The Singhania Group:
One of the earliest industrial houses, it is active in the textiles, tyres and tubes, pharmaceuticals and consumer durables and non-durables sector.
The Goenka House:
The Goenkas have business interest in power generation and distribution, textiles, pharmaceuticals, machine tools, and entertainment sectors.
The Sriram Group:
An industrial group of long standing, the Sriram group has operations in numerous industries including textiles, garments, electric appliances, generator sets, hospitality, pharmaceuticals and fertilisers.
The Bharati Group:
Bharati is renowned for its success in mobile telephony (‘Airtel’ brand). It has diversified into agriculture, hospitality, insurance, trading as well.
Ranbaxy:
Ranbaxy is one of the foremost drugs and pharmaceuticals companies in India.
Hamdard:
The Hamdard industrial house preserves the Unani tradition of medicine. It is famous in the areas of beverage (Rooh Afza) and child tonic (Shinkara) manufacture.
Dabur:
Famous for its attempts to preserve the Ayurvedic tradition, this in dustrial house has diversified into the sectors of fruit-based drinks, hair oil, shampoo and toilet soaps.
The Oberoi House:
The Oberois are foremost in the hospitality industry in India, with a chain of the finest hotels in India and abroad.
Escorts:
The Escorts group has been involved in the manufacture of bikes (‘Rajdoot’) and tractors (‘Eicher’) and hospitals catering to heart problems.
The UB Group:
One of the oldest and leading industrial groups, it has been traditionally associated with the alcoholic drinks sector.
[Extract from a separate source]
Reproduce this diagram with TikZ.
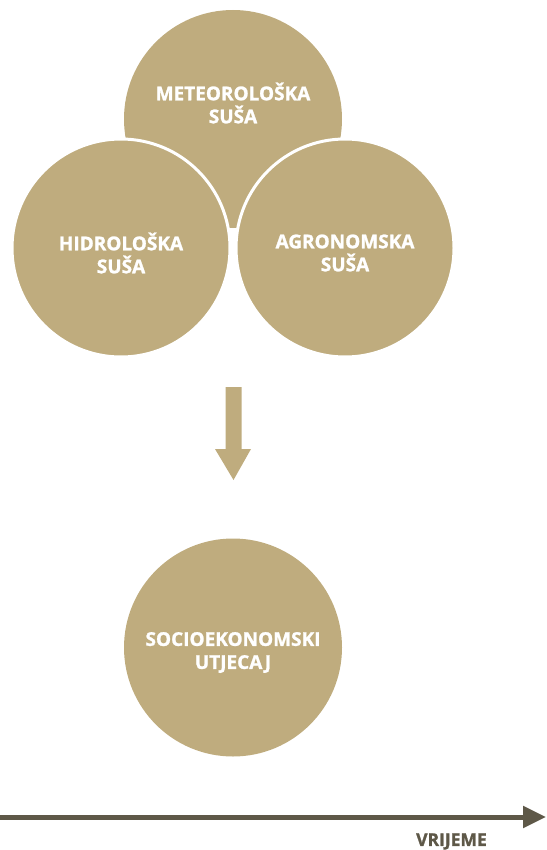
\documentclass[tikz,border=0pt]{standalone}
\usepackage{fontspec}
\setmainfont{Open Sans}[BoldFeatures={FakeBold=1.3}]
\usetikzlibrary{arrows.meta,positioning}
\definecolor{sgold}{HTML}{BFAC7E}
\definecolor{sdark}{HTML}{5E5848}
\tikzset{
  disc/.style  = {circle, fill=sgold, inner sep=0pt, minimum size=218pt},
  cut/.style   = {disc, draw=white, line width=3pt},
  lbl/.style   = {text=white, font=\bfseries\fontsize{19}{23}\selectfont,
                  align=center, inner sep=0pt},
  timeax/.style= {sdark, line width=5pt, -{Triangle[length=23pt, width=21pt]}},
}
\begin{document}
\begin{tikzpicture}[x=1pt, y=-1pt]
\useasboundingbox (0,0) rectangle (546,850);
% ---- the three kinds of drought ----
\node[disc] (meteo) at (233,119) {};
\node[cut]  (hidro) at (121,248) {};
\node[cut]  (agro)  at (345,248) {};
\node[lbl] at ([yshift=16pt]meteo.center) {METEOROLOŠKA\\SUŠA};
\node[lbl] at ([yshift=-5pt]hidro.center) {HIDROLOŠKA\\SUŠA};
\node[lbl] at ([yshift=-5pt]agro.center)  {AGRONOMSKA\\SUŠA};
% ---- block arrow down ----
\fill[sgold] (225.5,387) -- (241.5,387) -- (241.5,449) -- (251,449)
             -- (233.5,480) -- (215,449) -- (225.5,449) -- cycle;
% ---- impact ----
\node[disc] (socio) at (233,647.5) {};
\node[lbl] at ([yshift=-5pt]socio.center) {SOCIOEKONOMSKI\\UTJECAJ};
% ---- time axis ----
\coordinate (t0) at (0,817);
\coordinate (t1) at (546,817);
\draw[timeax] (t0) -- (t1);
\node[sdark, font=\bfseries\fontsize{17.5}{20}\selectfont, inner sep=0pt]
     (vrijeme) at (451.5,841.5) {VRIJEME};
\end{tikzpicture}
\end{document}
It has also diversified into the areas of hospitality, airlines, infrastructure and real estate.
Jaypee:
The Jaypee Group is a major real estate and construction (road and bridge projects) company.
The Ansals Group:
One of the oldest real estate developers in the country, the group has operations in many urban settlements in India.
Associated Cement Company:
One of the largest cement manufacturing companies in India, the ACC is basically a conglomerate of cement manufacturers.